Stated task> Read the listing below and copy out every line that holds "script".

------------------------------------------------------------------------

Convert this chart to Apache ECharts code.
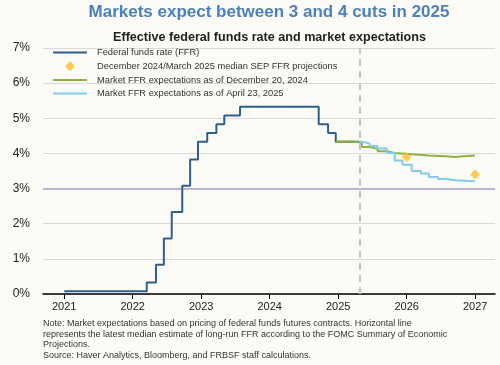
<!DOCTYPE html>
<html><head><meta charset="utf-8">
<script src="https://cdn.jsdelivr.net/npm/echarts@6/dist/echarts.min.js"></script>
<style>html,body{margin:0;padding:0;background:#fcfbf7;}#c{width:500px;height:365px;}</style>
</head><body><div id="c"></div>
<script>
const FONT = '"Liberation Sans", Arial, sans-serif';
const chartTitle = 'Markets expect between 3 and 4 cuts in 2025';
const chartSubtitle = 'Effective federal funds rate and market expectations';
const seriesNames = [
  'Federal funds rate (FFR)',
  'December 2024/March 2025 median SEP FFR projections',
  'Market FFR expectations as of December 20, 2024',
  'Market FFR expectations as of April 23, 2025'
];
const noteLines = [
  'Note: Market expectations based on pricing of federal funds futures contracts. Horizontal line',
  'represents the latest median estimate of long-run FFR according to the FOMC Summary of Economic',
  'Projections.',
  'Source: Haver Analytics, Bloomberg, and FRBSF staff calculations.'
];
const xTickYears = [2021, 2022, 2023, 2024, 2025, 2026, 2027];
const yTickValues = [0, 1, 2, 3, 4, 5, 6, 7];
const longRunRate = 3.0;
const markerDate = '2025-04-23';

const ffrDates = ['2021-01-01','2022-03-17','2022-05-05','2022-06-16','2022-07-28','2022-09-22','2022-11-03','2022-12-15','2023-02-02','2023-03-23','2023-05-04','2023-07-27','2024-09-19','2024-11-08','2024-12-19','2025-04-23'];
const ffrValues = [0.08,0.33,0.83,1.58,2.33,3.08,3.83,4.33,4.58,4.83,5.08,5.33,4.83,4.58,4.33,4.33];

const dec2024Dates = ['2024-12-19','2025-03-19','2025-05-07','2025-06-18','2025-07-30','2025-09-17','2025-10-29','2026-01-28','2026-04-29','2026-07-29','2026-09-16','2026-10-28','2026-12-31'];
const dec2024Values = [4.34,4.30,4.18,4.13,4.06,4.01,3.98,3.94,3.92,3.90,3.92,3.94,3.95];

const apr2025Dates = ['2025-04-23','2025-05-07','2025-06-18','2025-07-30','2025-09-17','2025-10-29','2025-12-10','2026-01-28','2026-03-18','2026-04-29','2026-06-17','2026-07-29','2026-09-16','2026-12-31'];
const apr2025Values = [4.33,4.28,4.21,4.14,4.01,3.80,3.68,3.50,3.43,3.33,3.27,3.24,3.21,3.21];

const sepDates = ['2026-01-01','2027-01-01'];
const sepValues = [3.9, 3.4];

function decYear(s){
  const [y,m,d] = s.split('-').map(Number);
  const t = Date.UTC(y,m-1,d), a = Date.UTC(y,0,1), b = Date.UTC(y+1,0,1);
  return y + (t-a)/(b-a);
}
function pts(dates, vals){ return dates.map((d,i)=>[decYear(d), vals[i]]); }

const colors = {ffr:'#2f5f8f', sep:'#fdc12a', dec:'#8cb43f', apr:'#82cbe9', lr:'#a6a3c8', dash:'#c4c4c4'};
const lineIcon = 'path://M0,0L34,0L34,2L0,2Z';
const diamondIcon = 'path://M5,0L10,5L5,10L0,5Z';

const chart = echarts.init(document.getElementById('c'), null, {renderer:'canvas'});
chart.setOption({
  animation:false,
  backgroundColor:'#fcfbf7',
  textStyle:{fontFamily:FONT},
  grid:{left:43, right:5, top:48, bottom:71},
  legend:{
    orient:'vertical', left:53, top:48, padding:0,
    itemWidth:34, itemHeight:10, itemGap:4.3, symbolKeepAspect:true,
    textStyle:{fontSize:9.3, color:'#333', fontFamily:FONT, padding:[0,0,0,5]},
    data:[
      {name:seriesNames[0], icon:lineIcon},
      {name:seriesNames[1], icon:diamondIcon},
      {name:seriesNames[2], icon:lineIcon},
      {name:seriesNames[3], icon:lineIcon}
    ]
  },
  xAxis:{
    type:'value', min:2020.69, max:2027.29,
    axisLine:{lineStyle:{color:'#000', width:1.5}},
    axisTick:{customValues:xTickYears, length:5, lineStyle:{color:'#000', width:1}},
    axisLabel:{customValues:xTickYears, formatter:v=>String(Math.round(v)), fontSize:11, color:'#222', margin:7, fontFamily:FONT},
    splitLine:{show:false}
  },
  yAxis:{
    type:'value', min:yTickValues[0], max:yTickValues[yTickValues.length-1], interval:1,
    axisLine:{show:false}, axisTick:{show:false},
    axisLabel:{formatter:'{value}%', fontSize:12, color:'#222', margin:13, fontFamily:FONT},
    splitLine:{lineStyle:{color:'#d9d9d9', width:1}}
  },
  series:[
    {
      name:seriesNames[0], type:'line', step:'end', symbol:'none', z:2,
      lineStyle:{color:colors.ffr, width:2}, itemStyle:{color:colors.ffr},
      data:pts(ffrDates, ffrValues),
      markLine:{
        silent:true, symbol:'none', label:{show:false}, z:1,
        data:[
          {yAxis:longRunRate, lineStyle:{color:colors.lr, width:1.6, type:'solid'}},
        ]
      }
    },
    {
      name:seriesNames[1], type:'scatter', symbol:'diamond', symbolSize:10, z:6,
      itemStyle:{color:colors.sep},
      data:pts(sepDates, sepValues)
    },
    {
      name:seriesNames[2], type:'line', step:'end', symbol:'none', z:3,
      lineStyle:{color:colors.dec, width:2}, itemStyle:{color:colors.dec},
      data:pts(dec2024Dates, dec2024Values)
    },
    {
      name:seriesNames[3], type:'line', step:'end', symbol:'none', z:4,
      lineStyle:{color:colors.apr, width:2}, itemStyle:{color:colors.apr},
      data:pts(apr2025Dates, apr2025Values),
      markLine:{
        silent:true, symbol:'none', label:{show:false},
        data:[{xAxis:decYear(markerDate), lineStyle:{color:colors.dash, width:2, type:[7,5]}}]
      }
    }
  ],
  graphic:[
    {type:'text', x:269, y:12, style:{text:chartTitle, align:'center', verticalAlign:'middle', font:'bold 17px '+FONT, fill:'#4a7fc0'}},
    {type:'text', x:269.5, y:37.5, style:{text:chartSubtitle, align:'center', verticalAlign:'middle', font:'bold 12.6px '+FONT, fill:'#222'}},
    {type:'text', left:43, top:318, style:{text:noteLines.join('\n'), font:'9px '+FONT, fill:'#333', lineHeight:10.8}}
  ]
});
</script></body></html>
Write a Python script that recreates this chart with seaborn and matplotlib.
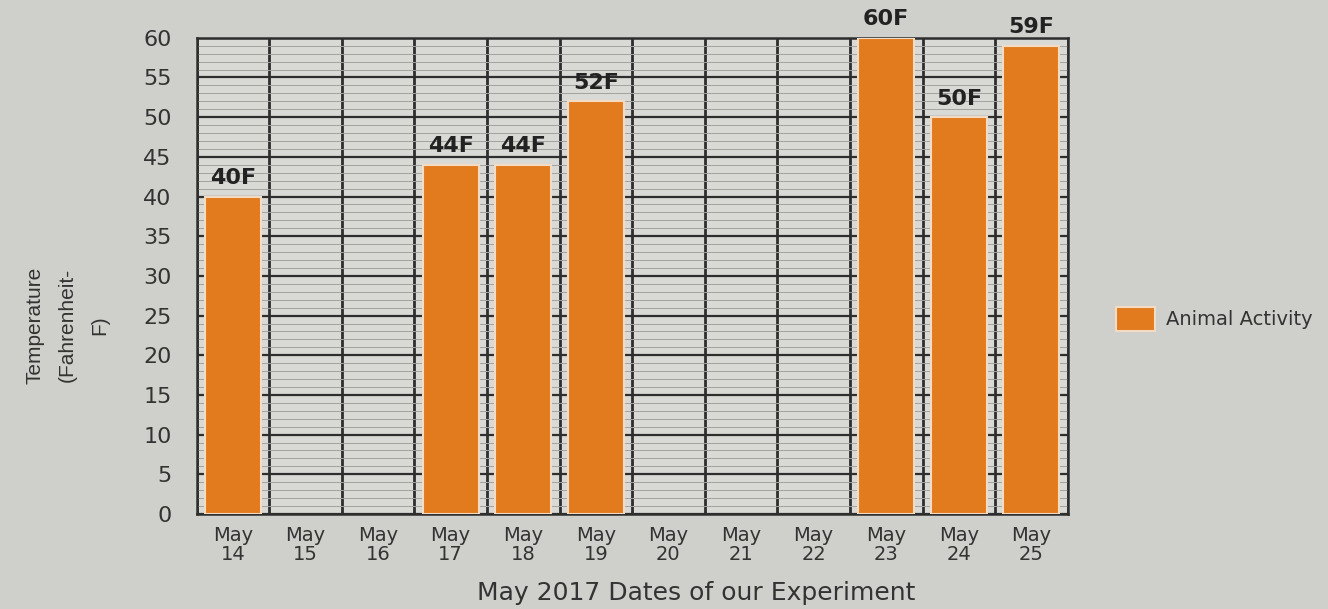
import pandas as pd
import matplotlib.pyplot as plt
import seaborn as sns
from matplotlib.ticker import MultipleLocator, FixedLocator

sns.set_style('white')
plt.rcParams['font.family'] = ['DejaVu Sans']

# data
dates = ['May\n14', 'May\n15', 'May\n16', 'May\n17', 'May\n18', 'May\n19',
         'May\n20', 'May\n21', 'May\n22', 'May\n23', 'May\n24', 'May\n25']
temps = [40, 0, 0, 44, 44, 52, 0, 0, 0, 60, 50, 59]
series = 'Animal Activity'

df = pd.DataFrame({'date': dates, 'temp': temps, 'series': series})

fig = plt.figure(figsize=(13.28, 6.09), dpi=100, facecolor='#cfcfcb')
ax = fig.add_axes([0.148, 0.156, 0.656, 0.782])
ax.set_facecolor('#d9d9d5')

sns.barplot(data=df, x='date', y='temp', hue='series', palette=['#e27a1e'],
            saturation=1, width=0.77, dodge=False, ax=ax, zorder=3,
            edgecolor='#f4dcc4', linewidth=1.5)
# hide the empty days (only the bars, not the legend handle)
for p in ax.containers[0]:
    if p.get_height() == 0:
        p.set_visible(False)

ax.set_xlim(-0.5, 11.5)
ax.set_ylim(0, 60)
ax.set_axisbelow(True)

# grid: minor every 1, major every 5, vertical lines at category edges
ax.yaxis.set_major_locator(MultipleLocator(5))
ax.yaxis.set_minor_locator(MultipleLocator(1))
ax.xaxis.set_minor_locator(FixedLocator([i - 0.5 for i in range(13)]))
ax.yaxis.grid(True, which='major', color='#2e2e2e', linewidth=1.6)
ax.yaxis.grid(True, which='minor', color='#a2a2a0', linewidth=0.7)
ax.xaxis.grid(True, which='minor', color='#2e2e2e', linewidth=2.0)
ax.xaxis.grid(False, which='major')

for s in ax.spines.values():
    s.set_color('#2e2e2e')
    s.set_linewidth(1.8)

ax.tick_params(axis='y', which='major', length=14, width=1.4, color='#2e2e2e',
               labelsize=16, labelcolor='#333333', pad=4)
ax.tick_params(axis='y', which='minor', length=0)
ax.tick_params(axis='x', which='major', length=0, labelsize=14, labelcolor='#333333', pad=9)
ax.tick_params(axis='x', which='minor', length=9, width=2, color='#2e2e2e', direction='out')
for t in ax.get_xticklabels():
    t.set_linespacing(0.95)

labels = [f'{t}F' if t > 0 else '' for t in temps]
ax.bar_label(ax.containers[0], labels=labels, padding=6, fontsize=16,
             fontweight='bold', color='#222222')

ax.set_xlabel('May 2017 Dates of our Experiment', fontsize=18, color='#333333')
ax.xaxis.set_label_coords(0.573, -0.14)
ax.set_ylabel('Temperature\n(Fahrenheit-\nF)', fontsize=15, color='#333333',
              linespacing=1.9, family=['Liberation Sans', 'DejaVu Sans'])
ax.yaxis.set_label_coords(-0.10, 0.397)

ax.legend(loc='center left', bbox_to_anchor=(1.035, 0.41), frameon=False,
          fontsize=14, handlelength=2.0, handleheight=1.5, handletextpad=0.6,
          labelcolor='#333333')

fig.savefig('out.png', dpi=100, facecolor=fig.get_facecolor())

------------------------------------------------------------------------

Output below>
<script src="https://cdn.jsdelivr.net/npm/echarts@6/dist/echarts.min.js"></script>
<script>
</script></body></html>
Write a Python script that recreates this chart with seaborn and matplotlib.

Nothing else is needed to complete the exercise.